Problem description: Your task is to locate every line holding the string "that" and to copy each of them.

Information supplied:
## start

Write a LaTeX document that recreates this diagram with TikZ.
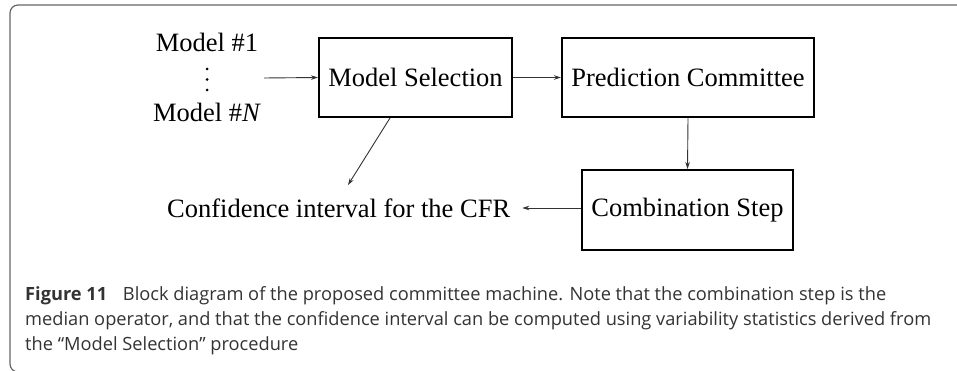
\documentclass[tikz,border=0pt]{standalone}
\usepackage{fontspec}
\setmainfont{Liberation Serif}
\newfontfamily\capfont{Open Sans}
\usetikzlibrary{arrows.meta}
% caption is set at 10pt and scaled so that its widest line is 906pt wide
\newcommand\capline{median operator, and that the confidence interval can be computed using variability statistics derived from}
\newlength\capw
\settowidth\capw{\capfont\fontsize{10}{12}\selectfont\capline}
\pgfmathsetmacro\capfac{906/\capw}
\newcommand\captext[1]{\scalebox{\capfac}{\capfont\fontsize{10}{12}\selectfont #1}}
\begin{document}
\begin{tikzpicture}[x=1pt,y=-1pt,
  block/.style={draw=black,line width=2pt,minimum height=79pt,inner sep=0pt,font=\fontsize{26.5}{30}\selectfont},
  lbl/.style={inner sep=0pt,font=\fontsize{26.5}{30}\selectfont},
  conn/.style={draw=black!80,line width=0.9pt,-{Stealth[length=7pt,width=4.5pt]}},
  captxt/.style={anchor=base west,inner sep=0pt,text=black!80}]
\useasboundingbox (0,0) rectangle (957,371);
\fill[white] (0,0) rectangle (957,371);
% frame around the figure
\draw[black!60,line width=1.2pt,rounded corners=8pt] (960,5) -- (10,5) -- (10,372) -- (40,372);
% inputs
\node[lbl] (m1) at (207,42) {Model \#1};
\foreach \y in {69,79.5,90} \fill (207,\y) circle (1.5pt);
\node[lbl] (mN) at (207,112) {Model \#\textit{N}};
\coordinate (in) at (264,78);
% blocks
\node[block,minimum width=193pt] (ms) at (415.5,77.5) {Model Selection};
\node[block,minimum width=252pt] (pc) at (688,77.5) {Prediction Committee};
\node[block,minimum width=211pt,minimum height=80pt] (cs) at (687.5,210) {Combination Step};
\node[lbl,anchor=west] (ci) at (167,208) {Confidence interval for the CFR};
% connectors
\draw[conn] (in) -- (ms.west);
\draw[conn] (ms.east) -- (pc.west);
\draw[conn] (pc.south) -- (cs.north);
\draw[conn] (cs.west |- ci.east) -- ([xshift=12pt]ci.east);
\coordinate (ciTop) at (348,185);
\draw[conn] (ms.south -| 390,0) -- (ciTop);
% caption
\node[captxt] (c1) at (25,300) {\captext{\textbf{Figure 11}\hspace{0.6em} Block diagram of the proposed committee machine. Note that the combination step is the}};
\node[captxt] (c2) at (25,325) {\captext{\capline}};
\node[captxt] (c3) at (25,350) {\captext{the “Model Selection” procedure}};
\end{tikzpicture}
\end{document}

## end

Full answer:
Write a LaTeX document that recreates this diagram with TikZ.
% caption is set at 10pt and scaled so that its widest line is 906pt wide
\newcommand\capline{median operator, and that the confidence interval can be computed using variability statistics derived from}
\node[captxt] (c1) at (25,300) {\captext{\textbf{Figure 11}\hspace{0.6em} Block diagram of the proposed committee machine. Note that the combination step is the}};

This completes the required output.